The ruling, however, does not settle the debate over whether same-sex couples should be allowed to divorce in Texas, where a different appeals court has ruled against a gay couple seeking a divorce in the state.
The 5th Texas Court of Appeals in Dallas ruled in August that gay couples legally married in other states can't get a divorce in Texas. In that case, Abbott had appealed after a Dallas judge said she did have jurisdiction to grant a divorce - though had not yet granted one - and dismissed the state's attempt to intervene.
The ruling by the Dallas appeals court's three-judge panel also affirmed the state's same-sex marriage ban was constitutional. Texas voters in 2005 passed, by a 3-to-1 margin, a constitutional amendment to ban same-sex marriage even though state law already prohibited it.
Austin attorney Jody Scheske, who handled the appeals in both divorce cases, acknowledged the divergent rulings far from settle the issue of gay couples seeking a divorce in Texas.

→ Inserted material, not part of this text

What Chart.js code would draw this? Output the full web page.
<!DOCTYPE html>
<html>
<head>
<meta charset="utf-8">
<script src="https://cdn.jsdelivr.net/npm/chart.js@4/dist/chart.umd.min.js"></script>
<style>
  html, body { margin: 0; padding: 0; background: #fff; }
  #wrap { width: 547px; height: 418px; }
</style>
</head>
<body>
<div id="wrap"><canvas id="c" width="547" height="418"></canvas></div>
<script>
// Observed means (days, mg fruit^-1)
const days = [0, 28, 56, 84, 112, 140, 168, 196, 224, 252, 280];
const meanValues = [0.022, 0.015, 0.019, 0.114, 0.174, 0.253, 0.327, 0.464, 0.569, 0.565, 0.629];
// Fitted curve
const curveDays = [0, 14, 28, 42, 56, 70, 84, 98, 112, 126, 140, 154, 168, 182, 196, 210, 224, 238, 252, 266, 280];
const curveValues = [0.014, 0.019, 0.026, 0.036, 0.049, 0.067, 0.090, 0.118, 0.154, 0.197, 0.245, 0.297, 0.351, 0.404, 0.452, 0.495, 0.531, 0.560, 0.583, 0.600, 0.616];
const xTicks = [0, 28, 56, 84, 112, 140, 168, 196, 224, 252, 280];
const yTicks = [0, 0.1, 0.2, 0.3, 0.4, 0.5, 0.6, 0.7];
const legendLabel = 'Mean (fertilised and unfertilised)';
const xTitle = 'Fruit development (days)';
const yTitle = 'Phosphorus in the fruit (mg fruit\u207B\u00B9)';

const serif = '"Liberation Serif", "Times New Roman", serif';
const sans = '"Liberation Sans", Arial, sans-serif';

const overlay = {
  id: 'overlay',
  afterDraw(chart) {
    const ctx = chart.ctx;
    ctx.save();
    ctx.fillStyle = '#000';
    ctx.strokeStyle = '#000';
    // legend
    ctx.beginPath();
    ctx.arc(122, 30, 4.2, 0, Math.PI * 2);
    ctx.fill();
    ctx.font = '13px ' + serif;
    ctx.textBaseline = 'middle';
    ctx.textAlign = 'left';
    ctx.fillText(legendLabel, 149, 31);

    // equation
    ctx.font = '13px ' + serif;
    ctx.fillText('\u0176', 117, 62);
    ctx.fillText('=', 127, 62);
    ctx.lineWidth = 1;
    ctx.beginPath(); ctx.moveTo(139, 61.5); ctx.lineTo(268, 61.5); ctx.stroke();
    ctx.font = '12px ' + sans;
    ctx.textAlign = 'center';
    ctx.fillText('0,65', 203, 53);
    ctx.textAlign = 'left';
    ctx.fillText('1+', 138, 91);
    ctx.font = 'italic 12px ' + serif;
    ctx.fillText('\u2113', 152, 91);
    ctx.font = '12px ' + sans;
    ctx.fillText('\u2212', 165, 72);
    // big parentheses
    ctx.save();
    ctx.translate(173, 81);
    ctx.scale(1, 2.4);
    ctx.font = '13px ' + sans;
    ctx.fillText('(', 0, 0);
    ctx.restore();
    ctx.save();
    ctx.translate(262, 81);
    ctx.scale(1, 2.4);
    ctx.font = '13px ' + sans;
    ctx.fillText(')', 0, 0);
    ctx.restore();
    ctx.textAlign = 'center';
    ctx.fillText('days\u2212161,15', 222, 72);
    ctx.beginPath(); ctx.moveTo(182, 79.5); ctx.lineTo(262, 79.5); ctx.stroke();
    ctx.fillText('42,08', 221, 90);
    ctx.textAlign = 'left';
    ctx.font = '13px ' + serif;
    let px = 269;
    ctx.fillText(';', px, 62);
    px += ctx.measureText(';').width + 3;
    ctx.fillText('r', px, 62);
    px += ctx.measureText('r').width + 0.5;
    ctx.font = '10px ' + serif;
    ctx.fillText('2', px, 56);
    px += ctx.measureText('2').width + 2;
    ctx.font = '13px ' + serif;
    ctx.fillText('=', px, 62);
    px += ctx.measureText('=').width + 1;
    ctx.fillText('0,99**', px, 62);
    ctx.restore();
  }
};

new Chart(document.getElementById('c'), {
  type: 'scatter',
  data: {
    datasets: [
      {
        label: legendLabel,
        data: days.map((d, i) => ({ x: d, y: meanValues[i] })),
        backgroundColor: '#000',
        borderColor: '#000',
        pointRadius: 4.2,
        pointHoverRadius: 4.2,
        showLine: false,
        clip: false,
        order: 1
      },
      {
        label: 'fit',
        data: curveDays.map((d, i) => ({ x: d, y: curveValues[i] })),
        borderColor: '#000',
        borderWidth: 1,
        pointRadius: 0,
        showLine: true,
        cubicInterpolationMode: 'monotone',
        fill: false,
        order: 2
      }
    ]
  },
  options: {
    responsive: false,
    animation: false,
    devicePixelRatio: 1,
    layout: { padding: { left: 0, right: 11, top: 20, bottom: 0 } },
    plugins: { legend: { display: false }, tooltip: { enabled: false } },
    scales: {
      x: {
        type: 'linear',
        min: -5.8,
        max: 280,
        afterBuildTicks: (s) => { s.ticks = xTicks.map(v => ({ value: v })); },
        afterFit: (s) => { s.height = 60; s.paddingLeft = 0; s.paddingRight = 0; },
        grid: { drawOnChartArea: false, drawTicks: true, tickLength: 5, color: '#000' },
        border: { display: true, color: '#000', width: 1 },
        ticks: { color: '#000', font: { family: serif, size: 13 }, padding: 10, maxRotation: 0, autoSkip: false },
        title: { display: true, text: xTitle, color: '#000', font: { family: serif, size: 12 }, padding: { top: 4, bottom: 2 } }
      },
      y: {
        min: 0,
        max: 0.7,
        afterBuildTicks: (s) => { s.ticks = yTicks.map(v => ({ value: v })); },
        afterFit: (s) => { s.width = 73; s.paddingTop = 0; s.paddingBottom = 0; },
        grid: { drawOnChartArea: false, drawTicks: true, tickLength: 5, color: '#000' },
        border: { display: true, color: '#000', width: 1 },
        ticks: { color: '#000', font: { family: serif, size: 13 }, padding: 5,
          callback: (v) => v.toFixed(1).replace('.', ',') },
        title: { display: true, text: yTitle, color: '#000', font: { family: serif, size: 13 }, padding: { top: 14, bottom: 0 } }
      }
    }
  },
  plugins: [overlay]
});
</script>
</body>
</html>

"It's complicated and to some extent remains unsettled and that's unfortunate," he said. "If you have a legal marriage you should have the same equal right to divorce as all other married people have."
But for his client in the Austin case, the Friday ruling means she will remain divorced, Scheske said.

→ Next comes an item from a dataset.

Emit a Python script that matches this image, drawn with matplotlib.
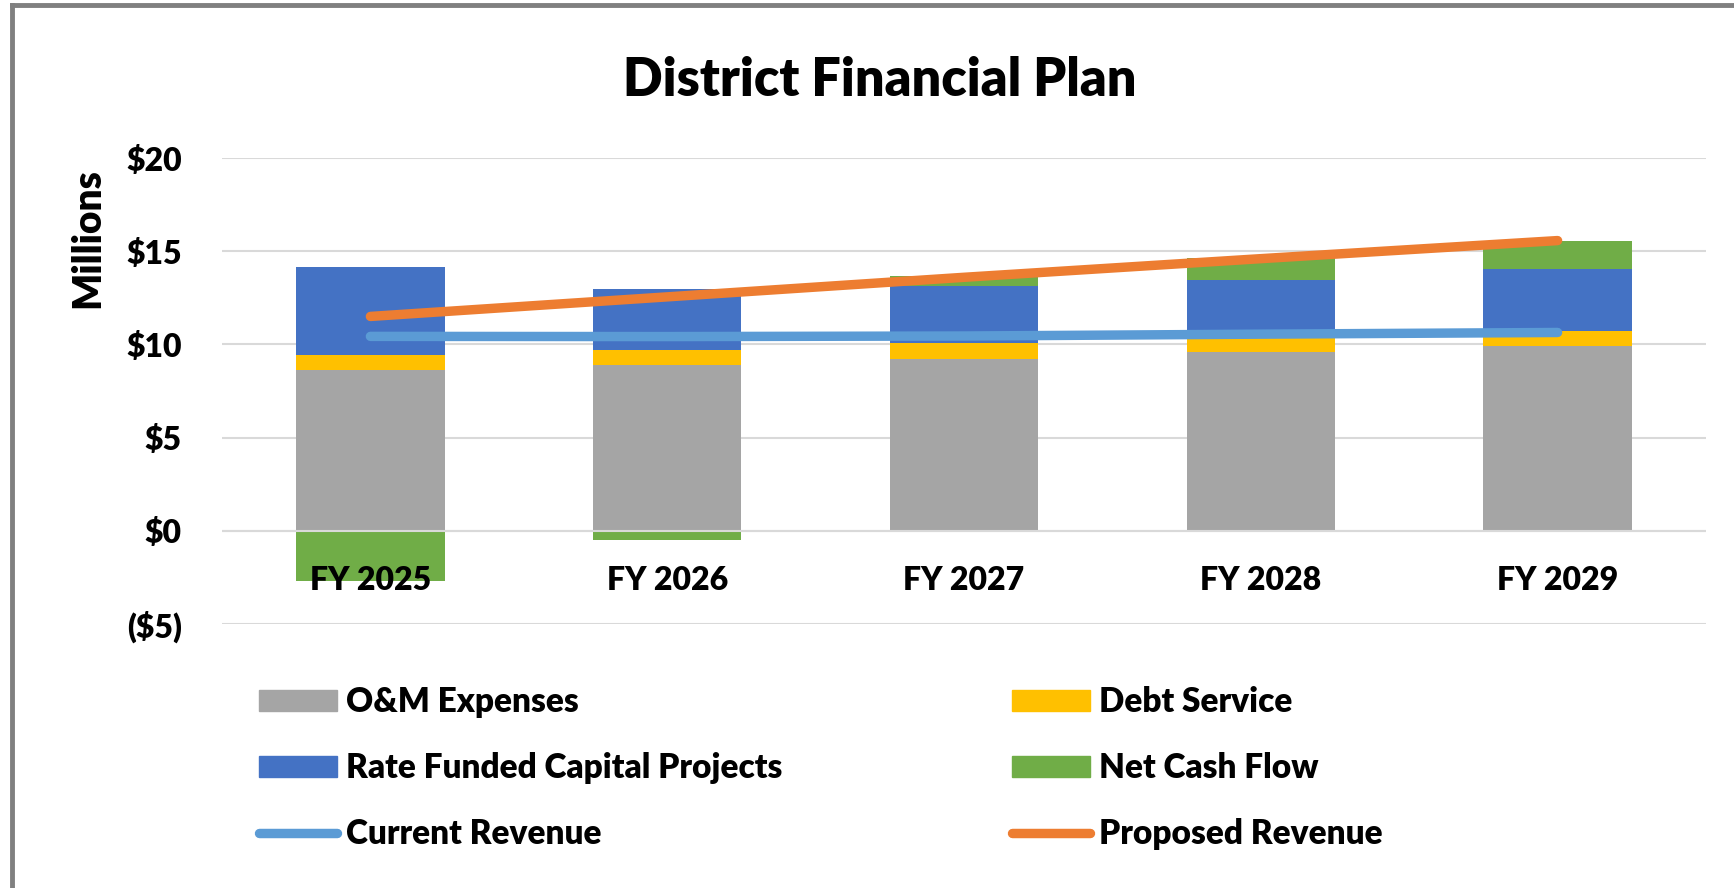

"For the larger issue, what it means is the state of Texas can't intervene in private lawsuits just because it doesn't like one of the trial court's rulings," he said. "The state was not a party, so they couldn't intervene after the fact."
The attorney general can choose to ask the entire Austin appeals court to hear the case there or can appeal the Friday ruling to the Texas Supreme Court.
Abbott spokeswoman Lauren Bean said their office "will weigh all options to ensure that the will of Texas voters and their elected representatives is upheld."
"The Texas Constitution and statutes are clear: only the union of a man and a woman can be treated as a marriage in Texas. The court's decision undermines unambiguous Texas law," Bean said.
Unlike the Dallas case, the Austin case did not examine whether the judge had jurisdiction to grant the divorce. Ken Upton, a staff attorney for Lambda Legal, a national legal organization that promotes equal rights for gay, lesbian, bisexual and transgender people, noted the Austin appeals court decision was in fact quite narrow.
"Basically, the only rule that comes out of it is that (Abbott) waited too long," he said.
He said the predicament of gay couples seeking divorce in Texas highlights what happens when states adopt "such different views about marriage and relationships."
"The more we have this patchwork of marriage laws, the more difficult it is for people who don't have access to the same orderly dissolution," he said.